WRITTEN EXERCISE:
Retype the whole listing verbatim and keep the pictures out of it.

SUPPLIED DATA:
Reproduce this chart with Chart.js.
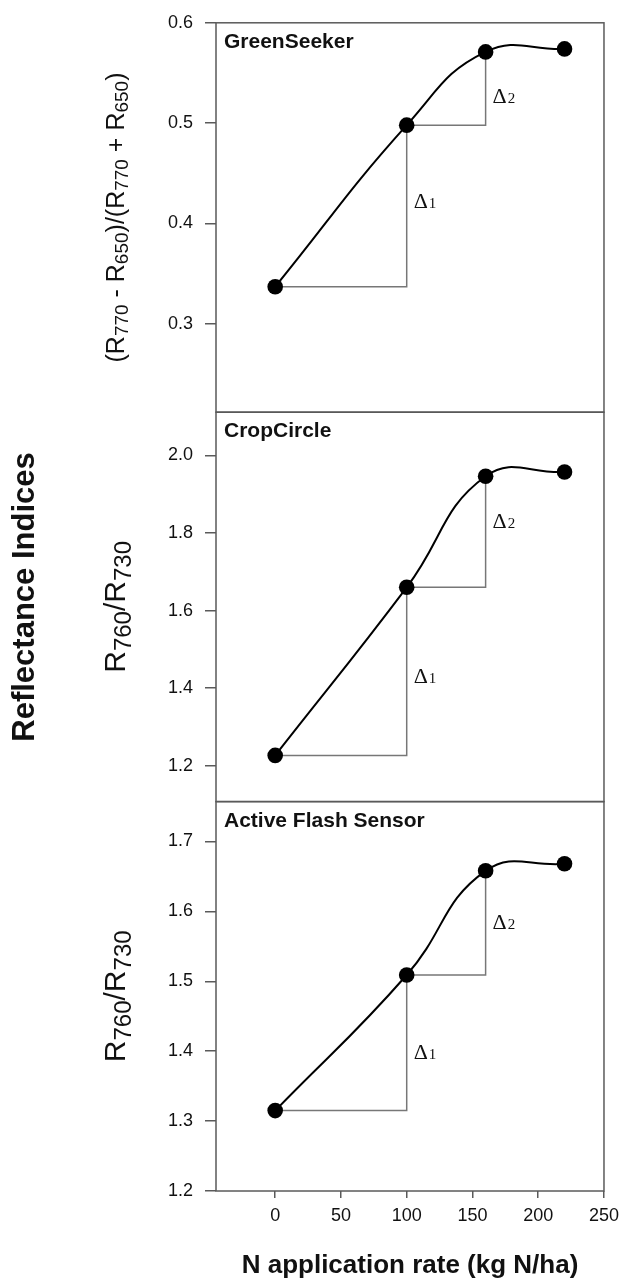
<!DOCTYPE html>
<html>
<head>
<meta charset="utf-8">
<script src="https://cdn.jsdelivr.net/npm/chart.js@4.4.0/dist/chart.umd.min.js"></script>
<style>
html,body{margin:0;padding:0;background:#fff;}
#wrap{position:relative;width:626px;height:1281px;}
canvas{display:block;}
</style>
</head>
<body>
<div id="wrap"><canvas id="c" width="626" height="1281"></canvas></div>
<script>
// ---- data ----
const nRates = [0, 100, 160, 220];
const greenSeeker = [0.337, 0.498, 0.571, 0.574];
const cropCircle = [1.227, 1.660, 1.946, 1.957];
const activeFlash = [1.315, 1.509, 1.658, 1.668];
const panelNames = ['GreenSeeker', 'CropCircle', 'Active Flash Sensor'];
// value (in each panel's y units) where the Δ1 / Δ2 labels sit
const deltaLabelGS = [0.423, 0.528];
const deltaLabelCC = [1.432, 1.832];
const deltaLabelAF = [1.399, 1.585];
const xTicks = [0, 50, 100, 150, 200, 250];
const yTicksGS = [0.3, 0.4, 0.5, 0.6];
const yTicksCC = [1.2, 1.4, 1.6, 1.8, 2.0];
const yTicksAF = [1.2, 1.3, 1.4, 1.5, 1.6, 1.7];
const xTitle = 'N application rate (kg N/ha)';
const commonTitle = 'Reflectance Indices';

const FONT = '"Liberation Sans", Arial, sans-serif';
const SERIF = '"Liberation Serif", "Times New Roman", serif';
const TXT = '#111';
const FRAME = '#5a5a5a';

const panels = [
  {id: 'y1', values: greenSeeker, deltaY: deltaLabelGS, ticks: yTicksGS, min: 0.212, max: 0.6, weight: 3,
   title: [['(R',0],['770',1],[' - R',0],['650',1],[')/(R',0],['770',1],[' + R',0],['650',1],[')',0]],
   tMain: 25, tSub: 19, tShift: 6},
  {id: 'y2', values: cropCircle, deltaY: deltaLabelCC, ticks: yTicksCC, min: 1.108, max: 2.111, weight: 2,
   title: [['R',0],['760',1],['/R',0],['730',1]], tMain: 30, tSub: 24, tShift: 7},
  {id: 'y3', values: activeFlash, deltaY: deltaLabelAF, ticks: yTicksAF, min: 1.2, max: 1.757, weight: 1,
   title: [['R',0],['760',1],['/R',0],['730',1]], tMain: 30, tSub: 24, tShift: 7}
];

const datasets = [];
panels.forEach((p, k) => {
  datasets.push({
    label: panelNames[k],
    yAxisID: p.id,
    data: nRates.map((x, i) => ({x: x, y: p.values[i]})),
    borderColor: '#000',
    borderWidth: 2,
    tension: 0.45,
    pointRadius: 7.8,
    pointBackgroundColor: '#000',
    pointBorderWidth: 0,
    clip: false
  });
});
panels.forEach((p, k) => {
  const v = p.values;
  datasets.push({
    label: 'delta1-' + k, yAxisID: p.id,
    data: [{x: nRates[0], y: v[0]}, {x: nRates[1], y: v[0]}, {x: nRates[1], y: v[1]}],
    borderColor: '#777', borderWidth: 1.5, tension: 0, pointRadius: 0
  });
  datasets.push({
    label: 'delta2-' + k, yAxisID: p.id,
    data: [{x: nRates[1], y: v[1]}, {x: nRates[2], y: v[1]}, {x: nRates[2], y: v[2]}],
    borderColor: '#777', borderWidth: 1.5, tension: 0, pointRadius: 0
  });
});

const scales = {
  x: {
    type: 'linear', position: 'bottom', min: -45, max: 250,
    afterBuildTicks: s => { s.ticks = xTicks.map(v => ({value: v})); },
    afterFit: s => { s.height = 90; },
    ticks: {font: {family: FONT, size: 18}, color: TXT, padding: 7, maxRotation: 0, autoSkip: false,
            callback: v => String(v)},
    grid: {display: true, drawOnChartArea: false, drawTicks: true, tickLength: 7, color: FRAME, lineWidth: 1.5},
    border: {display: false},
    title: {display: true, text: xTitle, font: {family: FONT, size: 26, weight: 'bold'}, color: TXT, padding: 0}
  }
};
panels.forEach(p => {
  scales[p.id] = {
    type: 'linear', position: 'left', stack: 'panels', stackWeight: 1, weight: p.weight,
    min: p.min, max: p.max,
    afterBuildTicks: s => { s.ticks = p.ticks.map(v => ({value: v})); },
    afterFit: s => { s.width = 216; },
    ticks: {font: {family: FONT, size: 18}, color: TXT, padding: 12, callback: v => Number(v).toFixed(1)},
    grid: {display: true, drawOnChartArea: false, drawTicks: true, tickLength: 11, color: FRAME, lineWidth: 1.5},
    border: {display: false}
  };
});

function drawRich(ctx, segs, cx, cy, mainSize, subSize, subShift) {
  ctx.save();
  ctx.translate(cx, cy);
  ctx.rotate(-Math.PI / 2);
  ctx.textBaseline = 'middle';
  ctx.textAlign = 'left';
  let total = 0;
  const widths = segs.map(([t, sub]) => {
    ctx.font = (sub ? subSize : mainSize) + 'px ' + FONT;
    const w = ctx.measureText(t).width; total += w; return w;
  });
  let x = -total / 2;
  segs.forEach(([t, sub], i) => {
    ctx.font = (sub ? subSize : mainSize) + 'px ' + FONT;
    ctx.fillText(t, x, sub ? subShift : 0);
    x += widths[i];
  });
  ctx.restore();
}

const decor = {
  id: 'decor',
  afterDraw(chart) {
    const ctx = chart.ctx;
    const ca = chart.chartArea;
    const xs = chart.scales.x;
    ctx.save();
    // frames
    ctx.strokeStyle = FRAME;
    ctx.lineWidth = 1.5;
    panels.forEach(p => {
      const s = chart.scales[p.id];
      ctx.strokeRect(ca.left, s.top, ca.right - ca.left, s.bottom - s.top);
    });
    ctx.fillStyle = TXT;
    panels.forEach((p, k) => {
      const s = chart.scales[p.id];
      // panel title
      ctx.font = 'bold 21px ' + FONT;
      ctx.textAlign = 'left';
      ctx.textBaseline = 'alphabetic';
      ctx.fillText(panelNames[k], ca.left + 8, s.top + 25);
      // delta labels
      const drawDelta = (xv, yv, n) => {
        const px = xs.getPixelForValue(xv) + 7;
        const py = s.getPixelForValue(yv);
        ctx.textBaseline = 'alphabetic';
        ctx.font = '22px ' + SERIF;
        ctx.fillText('\u0394', px, py + 7.5);
        const w = ctx.measureText('\u0394').width;
        ctx.font = '15px ' + SERIF;
        ctx.fillText(String(n), px + w + 1, py + 7.5);
      };
      drawDelta(nRates[1], p.deltaY[0], 1);
      drawDelta(nRates[2], p.deltaY[1], 2);
      // y title
      drawRich(ctx, p.title, 117, (s.top + s.bottom) / 2, p.tMain, p.tSub, p.tShift);
    });
    // common title
    ctx.save();
    ctx.translate(25, 597);
    ctx.rotate(-Math.PI / 2);
    ctx.font = 'bold 31px ' + FONT;
    ctx.textAlign = 'center';
    ctx.textBaseline = 'middle';
    ctx.fillText(commonTitle, 0, 0);
    ctx.restore();
    ctx.restore();
  }
};

new Chart(document.getElementById('c'), {
  type: 'line',
  data: {datasets: datasets},
  options: {
    responsive: false,
    animation: false,
    devicePixelRatio: 1,
    layout: {padding: {left: 0, right: 18, top: 16, bottom: 0}},
    plugins: {legend: {display: false}, tooltip: {enabled: false}, title: {display: false}},
    scales: scales
  },
  plugins: [decor]
});
</script>
</body>
</html>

SOLUTION TO THIS EXERCISE:
Reproduce this chart with Chart.js.
<!DOCTYPE html>
<html>
<head>
<meta charset="utf-8">
<script src="https://cdn.jsdelivr.net/npm/chart.js@4.4.0/dist/chart.umd.min.js"></script>
<style>
html,body{margin:0;padding:0;background:#fff;}
#wrap{position:relative;width:626px;height:1281px;}
canvas{display:block;}
</style>
</head>
<body>
<div id="wrap"><canvas id="c" width="626" height="1281"></canvas></div>
<script>
// ---- data ----
const nRates = [0, 100, 160, 220];
const greenSeeker = [0.337, 0.498, 0.571, 0.574];
const cropCircle = [1.227, 1.660, 1.946, 1.957];
const activeFlash = [1.315, 1.509, 1.658, 1.668];
const panelNames = ['GreenSeeker', 'CropCircle', 'Active Flash Sensor'];
// value (in each panel's y units) where the Δ1 / Δ2 labels sit
const deltaLabelGS = [0.423, 0.528];
const deltaLabelCC = [1.432, 1.832];
const deltaLabelAF = [1.399, 1.585];
const xTicks = [0, 50, 100, 150, 200, 250];
const yTicksGS = [0.3, 0.4, 0.5, 0.6];
const yTicksCC = [1.2, 1.4, 1.6, 1.8, 2.0];
const yTicksAF = [1.2, 1.3, 1.4, 1.5, 1.6, 1.7];
const xTitle = 'N application rate (kg N/ha)';
const commonTitle = 'Reflectance Indices';

const FONT = '"Liberation Sans", Arial, sans-serif';
const SERIF = '"Liberation Serif", "Times New Roman", serif';
const TXT = '#111';
const FRAME = '#5a5a5a';

const panels = [
  {id: 'y1', values: greenSeeker, deltaY: deltaLabelGS, ticks: yTicksGS, min: 0.212, max: 0.6, weight: 3,
   title: [['(R',0],['770',1],[' - R',0],['650',1],[')/(R',0],['770',1],[' + R',0],['650',1],[')',0]],
   tMain: 25, tSub: 19, tShift: 6},
  {id: 'y2', values: cropCircle, deltaY: deltaLabelCC, ticks: yTicksCC, min: 1.108, max: 2.111, weight: 2,
   title: [['R',0],['760',1],['/R',0],['730',1]], tMain: 30, tSub: 24, tShift: 7},
  {id: 'y3', values: activeFlash, deltaY: deltaLabelAF, ticks: yTicksAF, min: 1.2, max: 1.757, weight: 1,
   title: [['R',0],['760',1],['/R',0],['730',1]], tMain: 30, tSub: 24, tShift: 7}
];

const datasets = [];
panels.forEach((p, k) => {
  datasets.push({
    label: panelNames[k],
    yAxisID: p.id,
    data: nRates.map((x, i) => ({x: x, y: p.values[i]})),
    borderColor: '#000',
    borderWidth: 2,
    tension: 0.45,
    pointRadius: 7.8,
    pointBackgroundColor: '#000',
    pointBorderWidth: 0,
    clip: false
  });
});
panels.forEach((p, k) => {
  const v = p.values;
  datasets.push({
    label: 'delta1-' + k, yAxisID: p.id,
    data: [{x: nRates[0], y: v[0]}, {x: nRates[1], y: v[0]}, {x: nRates[1], y: v[1]}],
    borderColor: '#777', borderWidth: 1.5, tension: 0, pointRadius: 0
  });
  datasets.push({
    label: 'delta2-' + k, yAxisID: p.id,
    data: [{x: nRates[1], y: v[1]}, {x: nRates[2], y: v[1]}, {x: nRates[2], y: v[2]}],
    borderColor: '#777', borderWidth: 1.5, tension: 0, pointRadius: 0
  });
});

const scales = {
  x: {
    type: 'linear', position: 'bottom', min: -45, max: 250,
    afterBuildTicks: s => { s.ticks = xTicks.map(v => ({value: v})); },
    afterFit: s => { s.height = 90; },
    ticks: {font: {family: FONT, size: 18}, color: TXT, padding: 7, maxRotation: 0, autoSkip: false,
            callback: v => String(v)},
    grid: {display: true, drawOnChartArea: false, drawTicks: true, tickLength: 7, color: FRAME, lineWidth: 1.5},
    border: {display: false},
    title: {display: true, text: xTitle, font: {family: FONT, size: 26, weight: 'bold'}, color: TXT, padding: 0}
  }
};
panels.forEach(p => {
  scales[p.id] = {
    type: 'linear', position: 'left', stack: 'panels', stackWeight: 1, weight: p.weight,
    min: p.min, max: p.max,
    afterBuildTicks: s => { s.ticks = p.ticks.map(v => ({value: v})); },
    afterFit: s => { s.width = 216; },
    ticks: {font: {family: FONT, size: 18}, color: TXT, padding: 12, callback: v => Number(v).toFixed(1)},
    grid: {display: true, drawOnChartArea: false, drawTicks: true, tickLength: 11, color: FRAME, lineWidth: 1.5},
    border: {display: false}
  };
});

function drawRich(ctx, segs, cx, cy, mainSize, subSize, subShift) {
  ctx.save();
  ctx.translate(cx, cy);
  ctx.rotate(-Math.PI / 2);
  ctx.textBaseline = 'middle';
  ctx.textAlign = 'left';
  let total = 0;
  const widths = segs.map(([t, sub]) => {
    ctx.font = (sub ? subSize : mainSize) + 'px ' + FONT;
    const w = ctx.measureText(t).width; total += w; return w;
  });
  let x = -total / 2;
  segs.forEach(([t, sub], i) => {
    ctx.font = (sub ? subSize : mainSize) + 'px ' + FONT;
    ctx.fillText(t, x, sub ? subShift : 0);
    x += widths[i];
  });
  ctx.restore();
}

const decor = {
  id: 'decor',
  afterDraw(chart) {
    const ctx = chart.ctx;
    const ca = chart.chartArea;
    const xs = chart.scales.x;
    ctx.save();
    // frames
    ctx.strokeStyle = FRAME;
    ctx.lineWidth = 1.5;
    panels.forEach(p => {
      const s = chart.scales[p.id];
      ctx.strokeRect(ca.left, s.top, ca.right - ca.left, s.bottom - s.top);
    });
    ctx.fillStyle = TXT;
    panels.forEach((p, k) => {
      const s = chart.scales[p.id];
      // panel title
      ctx.font = 'bold 21px ' + FONT;
      ctx.textAlign = 'left';
      ctx.textBaseline = 'alphabetic';
      ctx.fillText(panelNames[k], ca.left + 8, s.top + 25);
      // delta labels
      const drawDelta = (xv, yv, n) => {
        const px = xs.getPixelForValue(xv) + 7;
        const py = s.getPixelForValue(yv);
        ctx.textBaseline = 'alphabetic';
        ctx.font = '22px ' + SERIF;
        ctx.fillText('\u0394', px, py + 7.5);
        const w = ctx.measureText('\u0394').width;
        ctx.font = '15px ' + SERIF;
        ctx.fillText(String(n), px + w + 1, py + 7.5);
      };
      drawDelta(nRates[1], p.deltaY[0], 1);
      drawDelta(nRates[2], p.deltaY[1], 2);
      // y title
      drawRich(ctx, p.title, 117, (s.top + s.bottom) / 2, p.tMain, p.tSub, p.tShift);
    });
    // common title
    ctx.save();
    ctx.translate(25, 597);
    ctx.rotate(-Math.PI / 2);
    ctx.font = 'bold 31px ' + FONT;
    ctx.textAlign = 'center';
    ctx.textBaseline = 'middle';
    ctx.fillText(commonTitle, 0, 0);
    ctx.restore();
    ctx.restore();
  }
};

new Chart(document.getElementById('c'), {
  type: 'line',
  data: {datasets: datasets},
  options: {
    responsive: false,
    animation: false,
    devicePixelRatio: 1,
    layout: {padding: {left: 0, right: 18, top: 16, bottom: 0}},
    plugins: {legend: {display: false}, tooltip: {enabled: false}, title: {display: false}},
    scales: scales
  },
  plugins: [decor]
});
</script>
</body>
</html>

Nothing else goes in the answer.